To Cloud Or Not To Cloud
When we started PatternBuilders, we made what was then an unusual decision: to avoid multi-tenancy as I talked about here. However, we also decided to avoid the cloud because we wanted to have predictable costs and felt that given the high level of expertise we had internally with managing data centers, we would be better off investing in top tier colocation facilities. This made a lot sense given the security sensitivities of our initial target markets: internal IT at the Fortune 500, large retail suppliers, and hospital groups. It was also an economically viable choice because our business model provisions hardware and bandwidth for each customer after the sale to manage cash flow. We also knew that we would be able to reduce both the cost and maintenance headaches of separate customer provisioning by aggressive use of virtualization technology, much like the cloud server vendors Rackspace, Amazon, and others do today.
This all worked out pretty well until we decided to beta our new social media analytics vertical (described here) publicly on the web (we will start accepting beta signups this week). Suddenly, we had a non-revenue generating (but critical) resource that we needed to have sufficient capacity for. It didn’t make sense to make a massive investment in infrastructure, so we went back to investigating the state of cloud servers.
Amazon or Rackspace seem to be the best fit for us (after this week’s Amazon outage, we may set up on both for redundancy). But we have a slight preference for Rackspace because of the quality and simplicity of their provisioning application. In case you were wondering, the costs appear to be about the same for both.
The interesting bit, from an engineering standpoint, was the change that cloud servers made in our architecture.

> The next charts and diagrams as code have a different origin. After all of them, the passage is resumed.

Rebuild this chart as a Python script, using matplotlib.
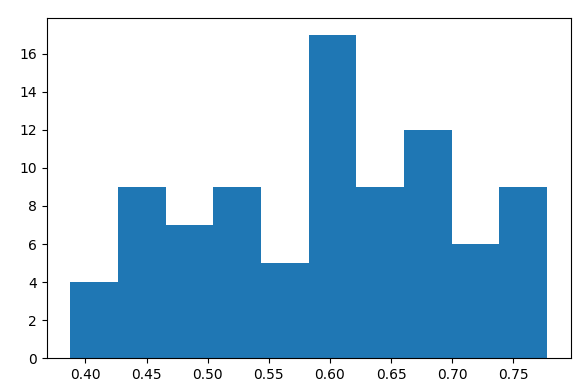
import matplotlib
matplotlib.use("Agg")
import matplotlib.pyplot as plt
import numpy as np

# histogram bin edges and counts
lo, hi = 0.3877, 0.7776
counts = [4, 9, 7, 9, 5, 17, 9, 12, 6, 9]

edges = np.linspace(lo, hi, len(counts) + 1)

fig = plt.figure(figsize=(5.83, 3.92), dpi=100)
ax = fig.add_axes([0.080, 0.086, 0.899, 0.867])
ax.hist(edges[:-1], bins=edges, weights=counts, color="#1f77b4")
ax.set_yticks(range(0, 17, 2))
ax.set_xticks([0.40, 0.45, 0.50, 0.55, 0.60, 0.65, 0.70, 0.75])
fig.savefig("out.png")
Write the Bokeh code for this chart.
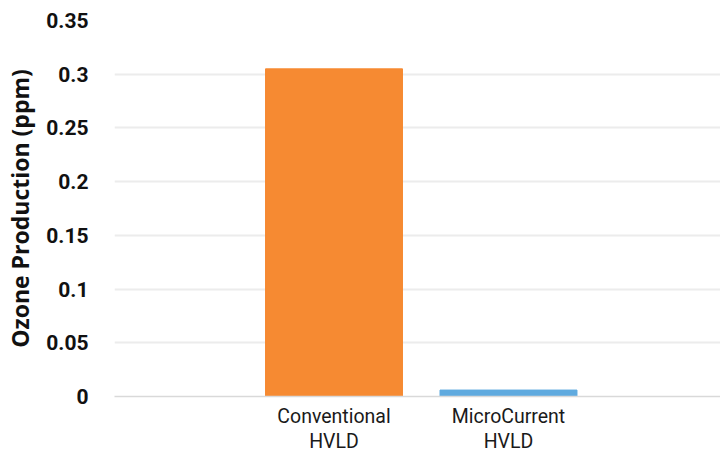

Since bandwidth is a large component of the price of any cloud server application, we started using compression almost everywhere. One big surprise was how cheap compression was both in terms of CPU and memory. We also fully embraced MongoDB’s sharding capabilities, which we only used on an ad-hoc basis previously for particularly data intensive projects. Since we wanted to keep the core service on our colo infrastructure, we added the ability to automatically spin up an instance on a cloud server, with its own mongo shard and our analytic engine, to deal with growth spikes. The nice thing is that we can offer that same ad-hoc capability to other customers that have decided to keep the solution on premise, but need quick additional capacity for new data or a special project. Because most customers who want on-premise have security concerns, we also implemented a methodology that allows analytics to be done on an encrypted data set that can only be decrypted within their firewall.
We are very excited about both our social media analytics product and the resulting changes to our architecture. The architecture changes are particularly exciting since it enables a whole new line of Web 3.0 business for us. We look forward to showing you both soon.